Lu pour vous – Chères collaboratrices
2024-11-15

French
https://www.revuegestion.ca/lu-pour-vous-cheres-collaboratrices
2024-11-07
Lu pour vous – Chères collaboratrices
Leadership , Ressources humaines , Stratégie

Sandrine Holin analyse la mutation du discours féministe dans le monde du travail et dénonce son dévoiement par l'entreprise. Elle appelle les femmes à cesser de collaborer au mythe de «l’entrepreneur féministe» et à cultiver une culture d’opposition.
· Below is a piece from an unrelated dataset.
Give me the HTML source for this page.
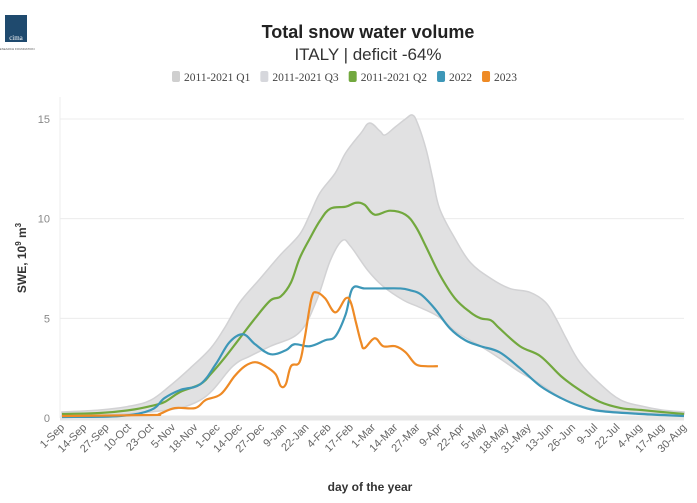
<!DOCTYPE html>
<html><head><meta charset="utf-8"><style>
body{margin:0;background:#fff;font-family:"Liberation Sans",sans-serif;}
#wrap{position:relative;width:697px;height:503px;overflow:hidden;}
</style></head><body>
<div id="wrap">
<svg id="chart" width="697" height="503">
  <g>
    <rect x="5" y="15" width="22" height="27" fill="#1f4a6e"/>
    <text x="16" y="40" font-size="7" fill="#fff" text-anchor="middle" font-family="Liberation Serif,serif">cima</text>
    <text x="16" y="50" font-size="3" fill="#555" text-anchor="middle">RESEARCH FOUNDATION</text>
  </g>
  <text x="368" y="38" text-anchor="middle" font-size="18" font-weight="bold" fill="#222">Total snow water volume</text>
  <text x="368" y="60" text-anchor="middle" font-size="17" fill="#333">ITALY | deficit -64%</text>
  <g id="legend"></g>
  <g id="grid"></g>
  <g id="band"></g>
  <g id="lines"></g>
  <g id="xt"></g>
  <text transform="translate(26,258) rotate(-90)" text-anchor="middle" font-size="12" font-weight="bold" fill="#333">SWE, 10<tspan font-size="8" dy="-5">9</tspan><tspan dy="5"> m</tspan><tspan font-size="8" dy="-5">3</tspan></text>
  <text x="370" y="491" text-anchor="middle" font-size="12" font-weight="bold" fill="#333">day of the year</text>
</svg>
</div>
<script>
const tickLabels=["1-Sep","14-Sep","27-Sep","10-Oct","23-Oct","5-Nov","18-Nov","1-Dec","14-Dec","27-Dec","9-Jan","22-Jan","4-Feb","17-Feb","1-Mar","14-Mar","27-Mar","9-Apr","22-Apr","5-May","18-May","31-May","13-Jun","26-Jun","9-Jul","22-Jul","4-Aug","17-Aug","30-Aug"];
const yTicks=[0,5,10,15];
const q3Days=[0,22,40,52,63,75,87,95,104,116,128,139,145,151,160,166,175,180,186,189,195,201,205,208,213,217,221,230,239,251,262,274,283,289,295,303,315,327,339,351,364];
const q3Vals=[0.3,0.4,0.6,0.9,1.6,2.5,3.5,4.5,5.8,7,8.2,9.2,10.2,11.3,12.3,13.3,14.3,14.8,14.4,14.2,14.6,15.0,15.2,14.8,13.5,12,10.5,9.0,7.8,7,6.5,6.3,5.8,5,4,2.8,1.7,0.9,0.6,0.4,0.3];
const q1Days=[0,52,81,100,110,122,139,149,157,164,169,179,188,200,208,220,231,245,256,268,280,292,303,315,339,364];
const q1Vals=[0.1,0.3,0.9,2.6,3.1,3.6,4.3,5.9,7.9,8.9,8.6,7.4,6.6,5.9,5.6,5.1,4.3,3.6,3.0,2.3,1.7,1.0,0.6,0.4,0.25,0.2];
const q2Days=[0,22,40,52,60,69,81,87,95,104,113,122,128,134,139,145,151,157,166,172,177,183,192,201,207,213,221,230,239,245,251,256,268,280,292,303,315,327,339,351,364];
const q2Vals=[0.2,0.25,0.4,0.6,0.8,1.3,1.7,2.2,3.0,4.0,5.0,5.9,6.1,6.8,8.0,9.0,9.9,10.5,10.6,10.8,10.7,10.2,10.4,10.2,9.6,8.6,7.2,6.0,5.3,5.0,4.9,4.5,3.6,3.1,2.1,1.4,0.8,0.5,0.4,0.3,0.2];
const y22Days=[0,34,52,60,69,81,90,98,106,113,122,131,136,145,154,160,166,170,177,186,198,204,210,218,227,236,245,256,268,280,292,303,315,339,364];
const y22Vals=[0.05,0.1,0.4,1.0,1.4,1.7,2.7,3.8,4.2,3.7,3.2,3.4,3.7,3.6,3.9,4.1,5.2,6.5,6.5,6.5,6.5,6.4,6.2,5.5,4.5,3.9,3.6,3.3,2.5,1.6,1.0,0.6,0.35,0.2,0.1];
const y23Days=[0,52,57,66,78,84,93,101,107,113,119,125,128,131,134,139,142,146,149,154,160,166,169,172,175,177,183,188,195,201,207,213,220];
const y23Vals=[0.1,0.15,0.2,0.5,0.5,0.9,1.2,2.1,2.6,2.8,2.6,2.2,1.6,1.7,2.6,2.8,4.0,6.0,6.3,6.0,5.3,6.0,5.8,4.8,3.8,3.5,4.0,3.6,3.6,3.3,2.7,2.6,2.6];
const legendNames=["2011-2021 Q1","2011-2021 Q3","2011-2021 Q2","2022","2023"];
const legendColors=["#cfcfcf","#d6d7dc","#72a83e","#3d97b8","#ee8a25"];

const X0=62,X1=684,Y0=418,Y1=119;
const xs=d=>X0+(d/364)*(X1-X0);
const ys=v=>Y0-(v/15)*(Y0-Y1);
const NS="http://www.w3.org/2000/svg";
function mk(tag,attrs,parent){const e=document.createElementNS(NS,tag);for(const k in attrs)e.setAttribute(k,attrs[k]);parent.appendChild(e);return e;}
function smooth(pts,start){
  let s=start?('M'+pts[0][0]+','+pts[0][1]):('L'+pts[0][0]+','+pts[0][1]);
  for(let i=0;i<pts.length-1;i++){
    const p0=pts[Math.max(i-1,0)],p1=pts[i],p2=pts[i+1],p3=pts[Math.min(i+2,pts.length-1)];
    const k=0.18;
    const c1=[p1[0]+(p2[0]-p0[0])*k,p1[1]+(p2[1]-p0[1])*k];
    const c2=[p2[0]-(p3[0]-p1[0])*k,p2[1]-(p3[1]-p1[1])*k];
    s+=`C${c1[0]},${c1[1]} ${c2[0]},${c2[1]} ${p2[0]},${p2[1]}`;
  }
  return s;
}
const grid=document.getElementById('grid');
let ax=mk('line',{x1:60,x2:60,y1:97,y2:Y0,stroke:'#ececec'},grid);


yTicks.forEach(v=>{
  const l=mk('line',{x1:60,x2:X1,y1:ys(v),y2:ys(v),stroke:v==0?'#e6e6e6':'#ececec','stroke-width':v==0?5:1},grid);
  
  
  const t=mk('text',{x:50,y:ys(v)+4,'text-anchor':'end','font-size':11,fill:'#888'},grid);
  t.textContent=v;
  
  
});
const xt=document.getElementById('xt');
tickLabels.forEach((s,i)=>{
  const x=xs(i*13);
  const t=mk('text',{transform:`translate(${x+3},${428}) rotate(-45)`,'text-anchor':'end','font-size':11,fill:'#666'},xt);
  t.textContent=s;
  
  
});
const band=document.getElementById('band');
const bandTop=q3Days.map((dd,i)=>[xs(dd),ys(q3Vals[i])]);
const bandBot=q1Days.map((dd,i)=>[xs(dd),ys(q1Vals[i])]).reverse();
const bandD=smooth(bandTop,true)+smooth(bandBot,false)+'Z';
const bp=mk('path',{d:bandD,fill:'#e1e1e2',stroke:'#d2d2d4','stroke-width':1.5},band);


const lines=document.getElementById('lines');
function line(days,vals,color,name){
  const pts=days.map((dd,i)=>[xs(dd),ys(vals[i])]);
  const p=mk('path',{d:smooth(pts,true),fill:'none',stroke:color,'stroke-width':2.2,'stroke-linejoin':'round'},lines);
  
  
}
line(q2Days,q2Vals,legendColors[2],'line-q2');
line(y22Days,y22Vals,legendColors[3],'line-2022');
line(y23Days,y23Vals,legendColors[4],'line-2023');
const lg=document.getElementById('legend');
let lx=172;
legendNames.forEach((n,i)=>{
  const r=mk('rect',{x:lx,y:71,width:8,height:11,rx:2,fill:legendColors[i]},lg);
  
  
  const t=mk('text',{x:lx+12,y:81,'font-size':11.5,fill:'#444','font-family':'Liberation Serif,serif'},lg);
  t.textContent=n;
  
  
  lx+=t.getComputedTextLength()+22;
});
</script>
</body></html>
À les entendre, toutes les entreprises d’aujourd’hui seraient devenues inclusives et le monde du travail, solidairement engagé envers l’égalité des genres. Multinationales et start-ups s’engagent à former leurs «collaboratrices» à l’empowerment (autonomisation), au personal branding, en passant par un discours marketing aux accents féministes. Et si cette égalité ne visait au fond qu’à rendre les femmes plus compétitives? Et si le féminisme était devenu, au bout du compte, une marchandise comme une autre?

Holin, S., Chères collaboratrices – comment échapper au féminisme néolibéral, Paris, Éditions La Découverte, 240 pages.
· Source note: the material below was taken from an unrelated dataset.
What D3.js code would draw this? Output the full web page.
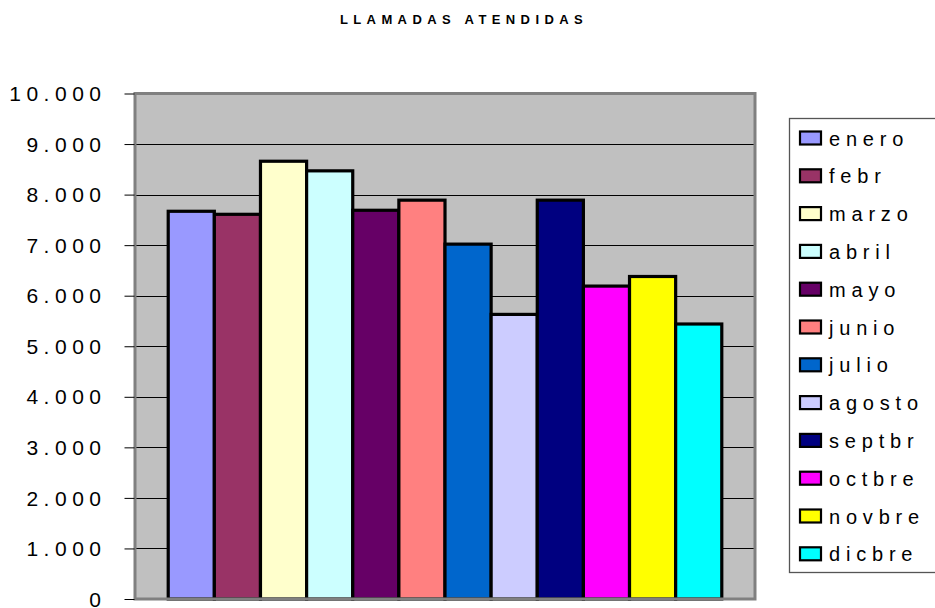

À entendre Sandrine Holin, ex-cadre dans une grande société française, ce féminisme appliqué à l’entreprise conduirait plus sûrement à mettre les femmes en concurrence qu’à briser réellement le plafond de verre. «Le féminisme n’est aujourd’hui plus une menace pour le capitalisme, c’est ce qui le rend si populaire, si visible dans les médias comme dans les discours publics», annonce-t-elle d’emblée.
«Sexisme bienveillant»
L’essai débute par le récit de son expérience personnelle du «sexisme bienveillant» en entreprise, de sa prise conscience jusqu’à sa décision de quitter ce milieu et ses formes d’hypocrisie. «Je me suis extraite de mon inconfort matériellement confortable», Sandrine Holin avec habileté. Elle intègre alors une start-up gérée par deux femmes se donnant pour mission de combattre les inégalités de genre, par le biais de formations, jusqu’à ce que celles-ci lui suggèrent de mieux «adapter» son discours aux entreprises.Une question la taraude : «Pourquoi l’égalité femmes-hommes est-elle devenue le nouveau sujet à la mode des entreprises? Pourtant, le capitalisme –le système dans lequel évolue l’entreprise– s’était construit grâce à et sur l’oppression de genre. Pourquoi les entreprises se tireraient-elles une balle dans le pied en prônant l’égalité?»
Les mesures volontaires
Pourtant, tout semble mis en œuvre pour donner davantage de pouvoir aux femmes : formation au leadership, réseaux d’entraide, mentorat, campagnes de communication. Il y a aussi les mesures volontaires visant à rendre l’entreprise plus women friendly : flexibilité du temps de travail et interdiction des réunions à certaines heures, congé parental étendu, lutte contre le sexisme ordinaire. La tendance est à la sensibilisation aux stéréotypes, à la valorisation des «femmes puissantes», aux slogans sur la sororité des femmes. Face à cette brusque popularité du féminisme, Sandrine Holin se met à douter de l’impact réel de ce mouvement. À titre d’exemple, pourquoi cette absence de syndicats de femmes au sein des entreprises qui pourraient rétablir le rapport de force avec la direction, «comme cela avait pu se faire dans les années 1930»?
Perdition du collectif
Pour l’autrice, à examiner les politiques d’égalité sous l’angle du néolibéralisme – cette rationalité qui fait de l’individu un entrepreneur de lui-même –, on s’abstient de toute analyse structurelle des inégalités. Et de s’interroger : «Assiste-t-on à l’émergence d’une forme de féminisme néolibéral qui ferait d’une pierre deux coups [en donnant l’impression] que le monde économique se soucie des luttes sociales en répondant à certaines revendications féministes, tout en les utilisant pour asseoir les principes du marché, de l’idéal de l’entrepreneur et désormais de l’entrepreneuse?» Et si le temps était venu de cesser de collaborer au mythe de l’entrepreneur féministe, de cultiver une culture d’opposition : en somme de redevenir menaçantes, ensemble?